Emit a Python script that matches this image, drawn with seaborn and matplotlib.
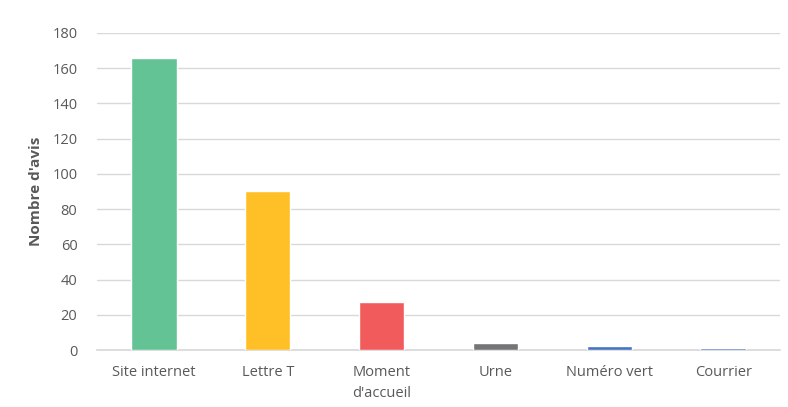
import matplotlib
matplotlib.use("Agg")
import matplotlib.pyplot as plt
import seaborn as sns
import pandas as pd

categories = ["Site internet", "Lettre T", "Moment\nd'accueil", "Urne", "Numéro vert", "Courrier"]
values = [166, 90, 27, 4, 2, 1]
colors = ["#63C394", "#FFBF27", "#F15B5B", "#747577", "#4472C4", "#4472C4"]
y_ticks = [0, 20, 40, 60, 80, 100, 120, 140, 160, 180]

sns.set_theme(style="white")
plt.rcParams['font.family'] = ['Open Sans', 'DejaVu Sans']

df = pd.DataFrame({"cat": categories, "val": values})

fig = plt.figure(figsize=(7.88, 4.07), dpi=100)
ax = fig.add_axes([0.123, 0.14, 0.867, 0.779])
sns.barplot(data=df, x="cat", y="val", hue="cat", palette=colors, legend=False,
            width=0.4, ax=ax, saturation=1, zorder=3)

ax.set_ylim(0, 180)
ax.set_yticks(y_ticks)
ax.yaxis.grid(True, color="#D9D9D9", linewidth=1)
ax.set_axisbelow(True)
for s in ["top", "right", "left"]:
    ax.spines[s].set_visible(False)
ax.spines["bottom"].set_color("#D9D9D9")
ax.spines["bottom"].set_zorder(1)
ax.tick_params(axis="both", length=0, colors="#595959", labelsize=10.5)
ax.tick_params(axis="y", pad=14)
ax.tick_params(axis="x", pad=11)
for lbl in ax.get_xticklabels():
    lbl.set_linespacing(1.5)
ax.set_xlabel("")
ax.set_ylabel("Nombre d'avis", fontsize=11, fontweight="bold", color="#595959", labelpad=7)

fig.savefig("out.png", dpi=100)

++++++++

▸ **TASK**
Reproduce the whole listing word for word, setting aside any pictures.

▸ **TASK SOLUTION**
Emit a Python script that matches this image, drawn with seaborn and matplotlib.
import matplotlib
matplotlib.use("Agg")
import matplotlib.pyplot as plt
import seaborn as sns
import pandas as pd

categories = ["Site internet", "Lettre T", "Moment\nd'accueil", "Urne", "Numéro vert", "Courrier"]
values = [166, 90, 27, 4, 2, 1]
colors = ["#63C394", "#FFBF27", "#F15B5B", "#747577", "#4472C4", "#4472C4"]
y_ticks = [0, 20, 40, 60, 80, 100, 120, 140, 160, 180]

sns.set_theme(style="white")
plt.rcParams['font.family'] = ['Open Sans', 'DejaVu Sans']

df = pd.DataFrame({"cat": categories, "val": values})

fig = plt.figure(figsize=(7.88, 4.07), dpi=100)
ax = fig.add_axes([0.123, 0.14, 0.867, 0.779])
sns.barplot(data=df, x="cat", y="val", hue="cat", palette=colors, legend=False,
            width=0.4, ax=ax, saturation=1, zorder=3)

ax.set_ylim(0, 180)
ax.set_yticks(y_ticks)
ax.yaxis.grid(True, color="#D9D9D9", linewidth=1)
ax.set_axisbelow(True)
for s in ["top", "right", "left"]:
    ax.spines[s].set_visible(False)
ax.spines["bottom"].set_color("#D9D9D9")
ax.spines["bottom"].set_zorder(1)
ax.tick_params(axis="both", length=0, colors="#595959", labelsize=10.5)
ax.tick_params(axis="y", pad=14)
ax.tick_params(axis="x", pad=11)
for lbl in ax.get_xticklabels():
    lbl.set_linespacing(1.5)
ax.set_xlabel("")
ax.set_ylabel("Nombre d'avis", fontsize=11, fontweight="bold", color="#595959", labelpad=7)

fig.savefig("out.png", dpi=100)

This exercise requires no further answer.